= Bob Singer =

American animator (born 1928)

Bob Singer (born 1928) is an American animation artist, character designer, layout and background artist and storyboard director of animated television programs, most memorably of several Hanna-Barbera productions such as The Flintstones, Jonny Quest, Scooby-Doo, Yogi Bear, Droopy, Tom and Jerry, The Jetsons, The Smurfs, Super Friends, Richie Rich and the Harlem Globetrotters cartoons.

==Life and career==

Bob was born in 1928 in Santa Barbara and raised in Santa Paula. He attended the Art Center College of Design in Los Angeles and graduated in 1955 with honors and a BPA.

He worked at Carson/Roberts Advertising until 1956, then entered the fledgling Los Angeles television animation industry. During his tenure there he worked for such companies as Marvel, Hanna-Barbera, UPA, Shamus Culhane and Warner Bros. He drew The Flintstones and Yogi Bear newspaper comics.

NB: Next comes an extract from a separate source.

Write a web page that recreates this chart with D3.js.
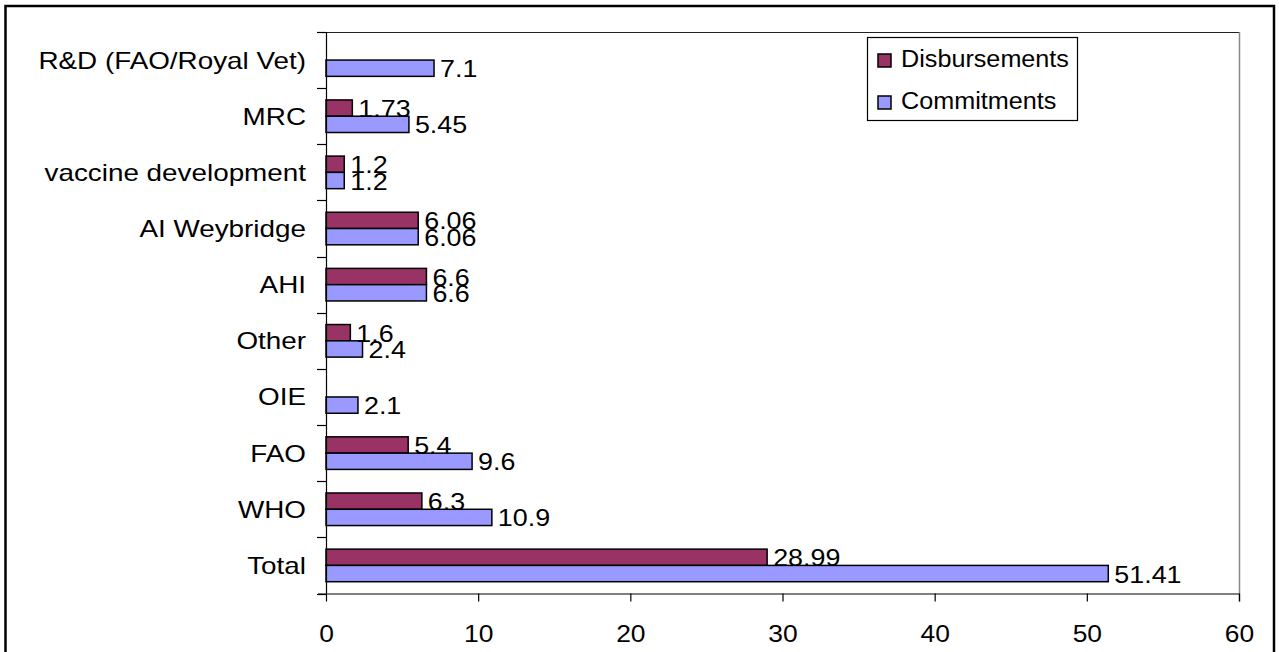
<!DOCTYPE html>
<html>
<head>
<meta charset="utf-8">
<script src="https://cdn.jsdelivr.net/npm/d3@7"></script>
<style>
  html, body { margin: 0; padding: 0; background: #fff; }
  svg { display: block; }
  text { font-family: "Liberation Sans", Arial, sans-serif; fill: #000; }
</style>
</head>
<body>
<svg id="chart" width="1279" height="652"></svg>
<script>
const categories = ["R&D (FAO/Royal Vet)", "MRC", "vaccine development", "AI Weybridge", "AHI", "Other", "OIE", "FAO", "WHO", "Total"];
const disbursements = [null, 1.73, 1.2, 6.06, 6.6, 1.6, null, 5.4, 6.3, 28.99];
const commitments = [7.1, 5.45, 1.2, 6.06, 6.6, 2.4, 2.1, 9.6, 10.9, 51.41];
const seriesNames = ["Disbursements", "Commitments"];
const seriesColors = ["#993366", "#9999FF"];
const xTicks = [0, 10, 20, 30, 40, 50, 60];

const FS = 24;
const svg = d3.select("#chart");

// outer chart border
svg.append("rect").attr("x", 5.5).attr("y", 6).attr("width", 1268.5).attr("height", 660)
  .attr("fill", "none").attr("stroke", "#000").attr("stroke-width", 2.5);

const L = 326, R = 1239, T = 32, B = 593.5;
const x = d3.scaleLinear().domain([0, 60]).range([L, R]);
const y = d3.scaleBand().domain(categories).range([T, B]).padding(0);
const inner = d3.scaleBand().domain(seriesNames).range([0.21 * y.bandwidth(), 0.79 * y.bandwidth()]);

// plot area border (top and right)
svg.append("line").attr("x1", L).attr("x2", R).attr("y1", T + 0.5).attr("y2", T + 0.5).attr("stroke", "#222").attr("stroke-width", 1.2);
svg.append("line").attr("x1", R + 0.5).attr("x2", R + 0.5).attr("y1", T).attr("y2", B + 8).attr("stroke", "#888").attr("stroke-width", 1.5);

// bars
const rows = categories.map((c, i) => ({ c, vals: [disbursements[i], commitments[i]] }));
const g = svg.append("g");
rows.forEach(r => {
  r.vals.forEach((v, si) => {
    if (v == null) return;
    const by = y(r.c) + inner(seriesNames[si]);
    g.append("rect")
      .attr("x", x(0)).attr("y", by)
      .attr("width", x(v) - x(0)).attr("height", inner.bandwidth())
      .attr("fill", seriesColors[si]).attr("stroke", "#000").attr("stroke-width", 1.5);
  });
});
// value labels
rows.forEach(r => {
  r.vals.forEach((v, si) => {
    if (v == null) return;
    const by = y(r.c) + inner(seriesNames[si]) + inner.bandwidth() / 2;
    g.append("text")
      .attr("transform", `translate(${x(v) + 6},${by + 9}) scale(1.12,1)`)
      .attr("font-size", FS).text(String(v));
  });
});

// x axis
const xAxis = d3.axisBottom(x).tickValues(xTicks).tickSize(8).tickPadding(23).tickFormat(d3.format("d"));
const xg = svg.append("g").attr("transform", `translate(0,${B})`).call(xAxis);
xg.select(".domain").attr("stroke", "#000").attr("stroke-width", 1.2).attr("d", `M${L - 8},0.5H${R}`);
xg.selectAll(".tick line").attr("stroke", "#000").attr("stroke-width", 1.2);
xg.selectAll(".tick text").attr("font-size", FS).attr("font-family", "Liberation Sans, Arial, sans-serif")
  .attr("fill", "#000").attr("transform", "scale(1.1,1)");

// y axis
const yAxis = d3.axisLeft(y).tickSize(0).tickPadding(20);
const yg = svg.append("g").attr("transform", `translate(${L},0)`).call(yAxis);
yg.select(".domain").attr("stroke", "#000").attr("stroke-width", 1.2).attr("d", `M0.5,${T}V${B}`);
yg.selectAll(".tick text").each(function () {
  const t = d3.select(this);
  t.attr("x", null).attr("dy", null)
    .attr("transform", `translate(-20,8.5) scale(1.16,1)`)
    .attr("font-size", FS).attr("font-family", "Liberation Sans, Arial, sans-serif").attr("fill", "#000");
});
// band boundary ticks
const bounds = categories.map(c => y(c)).concat([B]);
yg.selectAll(".btick").data(bounds).enter().append("line")
  .attr("x1", -9).attr("x2", 0).attr("y1", d => Math.round(d) + 0.5).attr("y2", d => Math.round(d) + 0.5)
  .attr("stroke", "#000").attr("stroke-width", 1.2);

// legend
const lg = svg.append("g");
lg.append("rect").attr("x", 867.5).attr("y", 37.5).attr("width", 210).attr("height", 83)
  .attr("fill", "#fff").attr("stroke", "#000").attr("stroke-width", 1.2);
seriesNames.forEach((s, i) => {
  const cy = 60.5 + i * 42;
  lg.append("rect").attr("x", 878).attr("y", cy - 6.5).attr("width", 13).attr("height", 13)
    .attr("fill", seriesColors[i]).attr("stroke", "#000").attr("stroke-width", 1.5);
  lg.append("text").attr("transform", `translate(901,${cy + 6.5}) scale(1.05,1)`)
    .attr("font-size", FS).text(s);
});
</script>
</body>
</html>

Hanna-Barbera used Bob's talents for 27 years, and during that time he worked on many of the most popular Hanna-Barbera television shows. He was the founding creator of their character design department, layout department head, and later became art director of publicity. He also served as a guest lecturer at the University of Southern California, and several local high schools.

The Singer/Bandy Group was established in 1988, and for two years he designed coloring books, cassette covers, greeting cards, plush dolls, picture puzzles and illustrated children's books. Bob returned to Hanna-Barbera in 1990 as a storyboard director and animation cel art designer.

Bob is a member of the Academy of Motion Picture Arts and Sciences, and has been for over 45 years. He currently enjoys creating animation artwork for galleries and collectors, and designing limited edition prints for Clampett Studio Collections. His personal appearances, lecturing and teaching about storyboarding and animation practices have been noted throughout the continental U.S., Hawaii, England, and Australia. The children's literature Studio Group "Studio 5" holds Bob Singer as their most senior member, and most valuable information and experience source.

He authored the animation storyboard book How to Draw Animation Storyboards in 1992, and is currently working on his autobiography.

Singer also appeared as the voice of Rot in the 1985 syndicated cartoon special A Pumpkin Full of Nonsense, based on Selchow and Righter's Scrabble People property.